This invention relates to photoconductive semiconductors, and, more particularly, to the enhancement of photoconductivity in such semiconductors which have been prepared by the pyrolytic decomposition of one or more gaseous phase semiconductanes.
Semiconductanes are substances containing elements selected from Group IV of the Periodic Chart and thus can include germanium or tin and from Group VI, thus including selenium or tellurium. Particularly suitable semiconductanes for the production of semiconductors are the various silanes (containing silicon) and germanes (containing germanium).
There are two well established methods for producing semiconductors from semiconductanes. The first of these involves the use of a glow discharge to transform a gaseous phase semiconductane into a semiconductor. The second procedure involves the use of pyrolytic decomposition to produce the desired semiconductor.

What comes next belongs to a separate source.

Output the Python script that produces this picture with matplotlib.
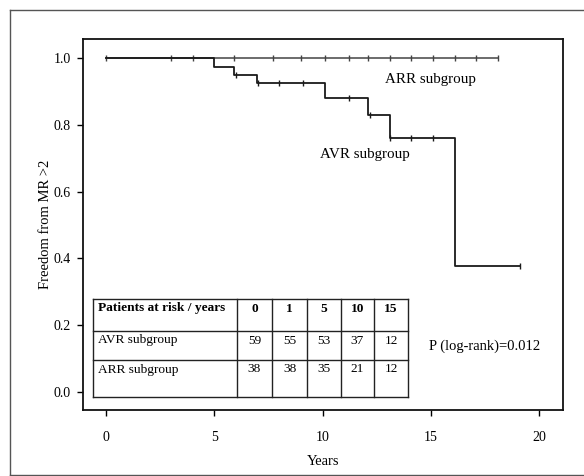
import matplotlib
matplotlib.use("Agg")
import matplotlib.pyplot as plt
from matplotlib.lines import Line2D

plt.rcParams['font.family'] = ['Liberation Serif', 'DejaVu Serif']

# ---- data ----
arr_times = [0, 18.1]
arr_surv = [1.0, 1.0]
arr_censor = [0, 3.0, 4.0, 5.9, 7.7, 9.0, 10.1, 11.2, 12.1, 13.1, 14.1, 15.1, 16.1, 17.1, 18.1]

avr_event_times = [0, 5.0, 5.9, 6.95, 10.1, 12.1, 13.1, 16.1]
avr_surv = [1.0, 0.975, 0.95, 0.925, 0.882, 0.83, 0.762, 0.378]
avr_end = 19.1
avr_censor = [6.0, 7.0, 8.0, 9.1, 11.2, 12.2, 13.1, 14.1, 15.1, 19.1]

table_header = ["Patients at risk / years", "0", "1", "5", "10", "15"]
table_rows = [
    ["AVR subgroup", "59", "55", "53", "37", "12"],
    ["ARR subgroup", "38", "38", "35", "21", "12"],
]
pvalue_text = "P (log-rank)=0.012"

xticks = [0, 5, 10, 15, 20]
yticks = [0.0, 0.2, 0.4, 0.6, 0.8, 1.0]


def step_value(times, surv, t):
    v = surv[0]
    for ti, si in zip(times, surv):
        if ti <= t:
            v = si
    return v


fig = plt.figure(figsize=(5.84, 4.76), dpi=100)
ax = fig.add_axes([83/584, 1-410/476, 480/584, 370.7/476])

lc_arr = '#444444'
lc_avr = '#1a1a1a'

# ARR curve
ax.step(arr_times, arr_surv, where='post', color=lc_arr, lw=1.1)
ax.plot(arr_censor, [step_value(arr_times, arr_surv, t) for t in arr_censor],
        ls='none', marker='|', ms=5, mew=1.0, color=lc_arr)

# AVR curve
avr_x = avr_event_times + [avr_end]
avr_y = avr_surv + [avr_surv[-1]]
ax.step(avr_x, avr_y, where='post', color=lc_avr, lw=1.3)
ax.plot(avr_censor, [step_value(avr_event_times, avr_surv, t) for t in avr_censor],
        ls='none', marker='|', ms=5, mew=1.0, color=lc_avr)

ax.set_xlim(-1.06, 21.1)
ax.set_ylim(-0.055, 1.057)
ax.set_xticks(xticks)
ax.set_xticklabels([str(v) for v in xticks])
ax.set_yticks(yticks)
ax.set_yticklabels([f"{v:.1f}" for v in yticks])
ax.tick_params(axis='x', direction='out', length=4, width=1, pad=11, labelsize=10)
ax.tick_params(axis='y', direction='out', length=4, width=1, pad=5, labelsize=10)
for s in ax.spines.values():
    s.set_linewidth(1.3)
    s.set_color('#111111')

ax.set_xlabel("Years", fontsize=10.5, labelpad=8)
ax.set_ylabel("Freedom from MR >2", fontsize=10.5, labelpad=1)

# curve labels
ax.text(12.9, 0.935, "ARR subgroup", fontsize=10.8, va='center', ha='left')
ax.text(9.9, 0.71, "AVR subgroup", fontsize=10.8, va='center', ha='left')
ax.text(14.9, 0.137, pvalue_text, fontsize=10.5, va='center', ha='left')

# number-at-risk table (axes-fraction layout)
col_edges = [(p - 83) / 480 for p in [93, 237, 272, 307, 341, 374, 408]]
row_edges = [(410 - p) / 370.7 for p in [299, 331, 360, 397]]
tcol = '#222222'
for xe in col_edges:
    ax.plot([xe, xe], [row_edges[-1], row_edges[0]], transform=ax.transAxes,
            color=tcol, lw=1.0, clip_on=False)
for ye in row_edges:
    ax.plot([col_edges[0], col_edges[-1]], [ye, ye], transform=ax.transAxes,
            color=tcol, lw=1.0, clip_on=False)

all_rows = [table_header] + table_rows
for r, row in enumerate(all_rows):
    ytop = row_edges[r] - 9.5 / 370.7
    for c, txt in enumerate(row):
        weight = 'bold' if r == 0 else 'normal'
        if c == 0:
            ax.text(col_edges[0] + 5/480, ytop, txt, transform=ax.transAxes,
                    ha='left', va='center', fontsize=9.6, fontweight=weight)
        else:
            xc = (col_edges[c] + col_edges[c + 1]) / 2
            ax.text(xc, ytop, txt, transform=ax.transAxes,
                    ha='center', va='center', fontsize=9.6, fontweight=weight)

# outer scan frame
for (x0, y0, x1, y1) in [(10, 10, 584, 10), (10, 10, 10, 475), (10, 475, 584, 475)]:
    fig.add_artist(Line2D([x0/584, x1/584], [1 - y0/476, 1 - y1/476],
                          transform=fig.transFigure, color='#555555', lw=1.0))

fig.savefig("out.png", dpi=100)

When semiconductors have a suitable photosensitivity they can be used in photovoltaic devices such as solar cells and in devices where resistance is directly related to photoconductivity, as in the case of photodetectors.
Semiconductors produced by glow discharge are characterized by structural defects which result from the ion bombardment that is associated with the glow discharge process. As a result, it has been necessary to resort to further processing to compensate for the defects. On the other hand, amorphous silicon produced by pyrolytic decomposition, while not exhibiting the structural deficiencies associated with glow discharge, has nevertheless exhibited a lower degree of photoconductivity.
Nevertheless pyrolytically produced amorphous silicon is potentially superior to that produced by glow discharge in that the spectral response extends to longer wave lengths.
Accordingly, it is an object of the invention to enhance the photoconductivity of pyrolytically prepared semiconductors, while retaining the relatively higher long wave length quantum efficiency of such semiconductors as compared with those produced by glow discharge.
Another object of the invention is to increase the "fill factor" of pyrolytically produced solar cells. The "fill factor" of a photoresponsive solar cell is determined by the extent to which the current-voltage characteristic of the illuminated semiconductor approaches the theoretical idealized rectangular characteristic of a perfect semiconductor.
A further object of the invention is to acheive semiconductive devices, such as P-I-N photoresponsive semiconductors, in which the resultant structure exhibits enhanced photoconductivity.